Posted on May 21, 2015
In recent weeks we have seen a number of national and regional media reports describing two significant money-laundering schemes that pose a significant risk to Canadian reporting entities, including dealers in precious metals and stones.
Specifically, we have seen reports regarding:
· A rise in the amount and frequency of undeclared currency seized from travelers attempting to enter Canada; and
· Reports suggesting a sharp increase in the number of foreign investors converting proceeds of crime earned abroad into commercial and residential real estate in the Vancouver market.
In many cases the source of the money as well as the citizenship of the investors and travelers can be traced to China.
There are a number of reasons why China is experiencing a spike in capital flight. One of the reasons involves the aggressive crackdown on corruption and money laundering by the Chinese government. China is seizing and forfeiting assets at a brisk pace prompting some Chinese to illegally convert and conceal their criminal assets abroad.

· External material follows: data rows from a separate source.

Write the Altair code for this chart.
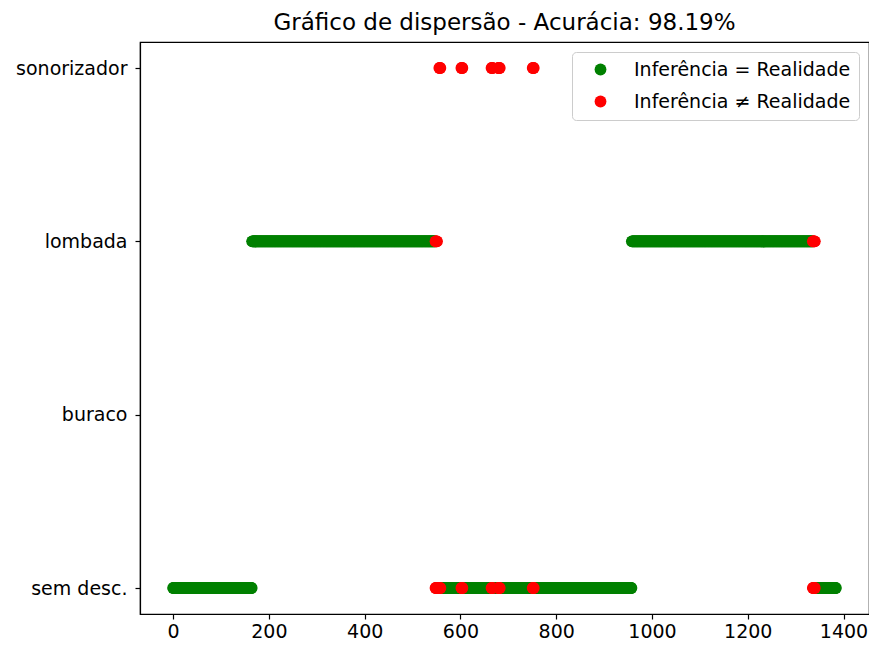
import altair as alt
import pandas as pd

# Classes (y positions by index)
classes = ["sem desc.", "buraco", "lombada", "sonorizador"]

# Runs of consecutive sample indices whose inference matched reality
run_start = [0, 165, 552, 958, 1341]
run_end = [164, 547, 957, 1335, 1384]
run_class = ["sem desc.", "lombada", "sem desc.", "lombada", "sem desc."]

# Samples where inference differed from reality
err_idx = [548, 549, 550, 551, 556, 557, 558, 602, 603, 604, 665, 666, 667,
           679, 680, 681, 682, 751, 752, 753, 1336, 1337, 1338, 1339, 1340]
err_true = ["lombada"] * 4 + ["sonorizador"] * 16 + ["lombada"] * 5
err_pred = ["sem desc."] * 25

x_ticks = [0, 200, 400, 600, 800, 1000, 1200, 1400]

lbl_ok = "Inferência = Realidade"
lbl_err = "Inferência ≠ Realidade"

rows = []
for s, e, c in zip(run_start, run_end, run_class):
    for i in range(s, e + 1):
        rows.append({"amostra": i, "classe": classes.index(c), "status": lbl_ok})
for i, t, p in zip(err_idx, err_true, err_pred):
    rows.append({"amostra": i, "classe": classes.index(t), "status": lbl_err})
    rows.append({"amostra": i, "classe": classes.index(p), "status": lbl_err})
df = pd.DataFrame(rows)

label_expr = "[" + ",".join("'%s'" % c for c in classes) + "][datum.value]"

chart = alt.Chart(df).mark_circle(size=140, opacity=1).encode(
    x=alt.X("amostra:Q",
            scale=alt.Scale(domain=[-69.2, 1453.2], nice=False, zero=False),
            axis=alt.Axis(values=x_ticks, format="d", title=None, grid=False,
                          labelPadding=3)),
    y=alt.Y("classe:Q",
            scale=alt.Scale(domain=[-0.15, 3.15], nice=False, zero=False),
            axis=alt.Axis(values=[0, 1, 2, 3], labelExpr=label_expr,
                          title=None, grid=False, labelPadding=8)),
    color=alt.Color("status:N",
                    scale=alt.Scale(domain=[lbl_ok, lbl_err], range=["#008000", "#ff0000"]),
                    legend=alt.Legend(title=None, orient="top-right", offset=10,
                                      strokeColor="#cccccc", fillColor="white",
                                      cornerRadius=4, padding=8,
                                      symbolType="circle", symbolSize=140,
                                      symbolOffset=11, labelOffset=24,
                                      rowPadding=12, labelFontSize=19, labelLimit=0,
                                      labelFont="DejaVu Sans", labelColor="black")),
    order=alt.Order("status:N"),
).properties(
    width=729, height=572,
    title=alt.Title("Gráfico de dispersão - Acurácia: 98.19%", fontSize=23,
                    font="DejaVu Sans", fontWeight="normal", color="black", offset=7),
    autosize="none",
    padding={"left": 132, "top": 34, "right": 0, "bottom": 26},
).configure_view(stroke="black", strokeWidth=1.2).configure_axis(
    labelFont="DejaVu Sans", labelFontSize=19, labelColor="black",
    tickColor="black", tickSize=5, domainColor="black", domainWidth=1.2,
    tickWidth=1.2
)

chart.save("out.html", embed_options={"renderer": "svg", "actions": False})
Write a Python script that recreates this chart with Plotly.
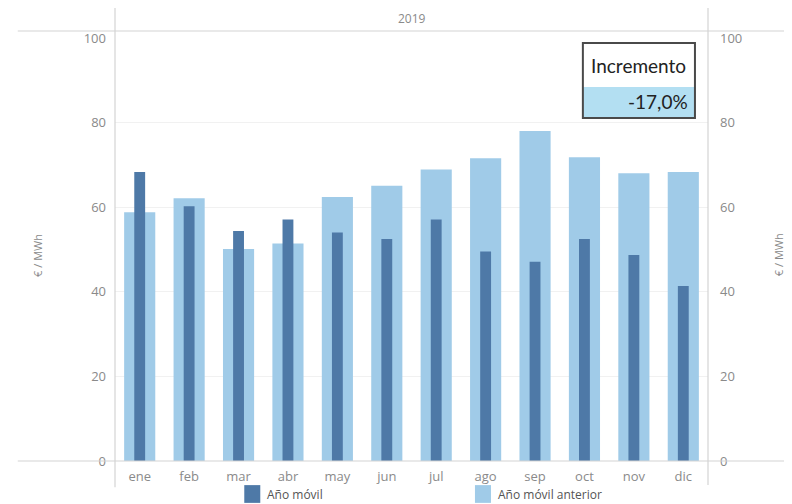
import plotly.graph_objects as go

meses = ["ene", "feb", "mar", "abr", "may", "jun", "jul", "ago", "sep", "oct", "nov", "dic"]
ano_movil = [68.3, 60.2, 54.4, 57.1, 54.0, 52.5, 57.1, 49.5, 47.1, 52.5, 48.7, 41.4]
ano_movil_anterior = [58.8, 62.1, 50.1, 51.4, 62.4, 65.1, 68.9, 71.6, 78.0, 71.8, 68.0, 68.3]
series_names = ["Año móvil", "Año móvil anterior"]
incremento = "-17,0%"

DARK = "#4e79a7"
PALE = "#a0cbe8"
LINE = "#d4d4d4"
TEXT = "#8a8a8a"

fig = go.Figure()
fig.add_trace(go.Bar(
    x=meses, y=ano_movil_anterior, name=series_names[1],
    marker={"color": PALE, "line": {"width": 0}}, width=0.63,
))
fig.add_trace(go.Bar(
    x=meses, y=ano_movil, name=series_names[0],
    marker={"color": DARK, "line": {"width": 0}}, width=0.22,
))
# invisible trace so the right-hand axis gets drawn
fig.add_trace(go.Scatter(x=meses, y=ano_movil, yaxis="y2", mode="none",
                         showlegend=False, hoverinfo="skip"))

# the page body adds an 8px offset, so the figure is 8px smaller than the window
tick_font = {"size": 13, "color": TEXT}
fig.update_layout(
    width=784, height=496,
    margin={"l": 107, "r": 84, "t": 30, "b": 43},
    paper_bgcolor="white", plot_bgcolor="white",
    barmode="overlay",
    font={"family": "Open Sans, sans-serif", "color": TEXT, "size": 12},
    showlegend=False,
    xaxis={
        "showgrid": False, "showline": False, "zeroline": False, "ticks": "",
        "tickfont": tick_font, "ticklabelstandoff": 6, "automargin": False,
    },
    yaxis={
        "range": [0, 100], "tickvals": [0, 20, 40, 60, 80, 100],
        "showgrid": True, "gridcolor": "#f1f1f1", "zeroline": False, "showline": False,
        "ticks": "", "tickfont": tick_font, "ticklabelstandoff": 8, "automargin": False,
    },
    yaxis2={
        "range": [0, 100], "tickvals": [0, 20, 40, 60, 80, 100], "overlaying": "y",
        "side": "right", "showgrid": False, "zeroline": False, "showline": False,
        "ticks": "", "tickfont": tick_font, "ticklabelstandoff": 11, "automargin": False,
    },
)

# frame lines in the Tableau style
shapes = [
    dict(type="line", xref="paper", yref="paper", x0=-0.164, x1=1.15, y0=1.0165, y1=1.0165,
         line={"color": LINE, "width": 1.2}),
    dict(type="line", xref="paper", yref="paper", x0=-0.164, x1=1.15, y0=0, y1=0,
         line={"color": LINE, "width": 1.2}),
    dict(type="line", xref="paper", yref="paper", x0=0, x1=0, y0=-0.062, y1=1.1,
         line={"color": LINE, "width": 1.2}),
    dict(type="line", xref="paper", yref="paper", x0=1, x1=1, y0=-0.057, y1=1.1,
         line={"color": LINE, "width": 1.2}),
    # increment box
    dict(type="rect", xref="paper", yref="paper", x0=0.789, x1=0.978, y0=0.884, y1=0.988,
         fillcolor="white", line={"width": 0}),
    dict(type="rect", xref="paper", yref="paper", x0=0.789, x1=0.978, y0=0.811, y1=0.884,
         fillcolor="#b3dff2", line={"width": 0}),
    dict(type="rect", xref="paper", yref="paper", x0=0.789, x1=0.978, y0=0.811, y1=0.988,
         fillcolor="rgba(0,0,0,0)", line={"color": "#4a4a4a", "width": 2}),
    # legend swatches
    dict(type="rect", xref="paper", yref="paper", x0=0.218, x1=0.245, y0=-0.057, y1=-0.099,
         fillcolor=DARK, line={"width": 0}),
    dict(type="rect", xref="paper", yref="paper", x0=0.607, x1=0.634, y0=-0.057, y1=-0.099,
         fillcolor=PALE, line={"width": 0}),
]
fig.update_layout(shapes=shapes)

box_font = {"family": "Lato, sans-serif", "size": 19, "color": "#222222"}
annotations = [
    dict(text="2019", x=0.5, y=1.047, xanchor="center", yanchor="middle",
         font={"size": 12, "color": TEXT}),
    dict(text="€ / MWh", x=-0.13, y=0.487, xanchor="center", yanchor="middle",
         textangle=-90, font={"size": 11, "color": TEXT}),
    dict(text="€ / MWh", x=1.12, y=0.487, xanchor="center", yanchor="middle",
         textangle=-90, font={"size": 11, "color": TEXT}),
    dict(text="Incremento", x=0.8835, y=0.936, xanchor="center", yanchor="middle",
         font=box_font),
    dict(text=incremento, x=0.97, y=0.849, xanchor="right", yanchor="middle",
         font=box_font),
    dict(text=series_names[0], x=0.253, y=-0.08, xanchor="left", yanchor="middle",
         font={"size": 12, "color": "#555555"}),
    dict(text=series_names[1], x=0.642, y=-0.08, xanchor="left", yanchor="middle",
         font={"size": 12, "color": "#555555"}),
]
for a in annotations:
    a.update(xref="paper", yref="paper", showarrow=False)
fig.update_layout(annotations=annotations)

fig.write_html("out.html")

Politically exposed Chinese and their relatives living in Canada are feeling the pressure. In fact, the mother of Vancouver Mayor Gregor Robertson’s girlfriend was recently arrested in China on corruption-related criminal charges.
Another reason has to do with the increased difficulty of transferring money internationally undetected through financial institutions. The robust anti-money laundering regimes of financial institutions is causing alternative money laundering schemes, such as cash smuggling, and investment in real estate and precious metals and stones to become more appealing.
Dealers in precious metals and stones should be aware of this trend and apply this awareness to their risk assessment of customer transactions.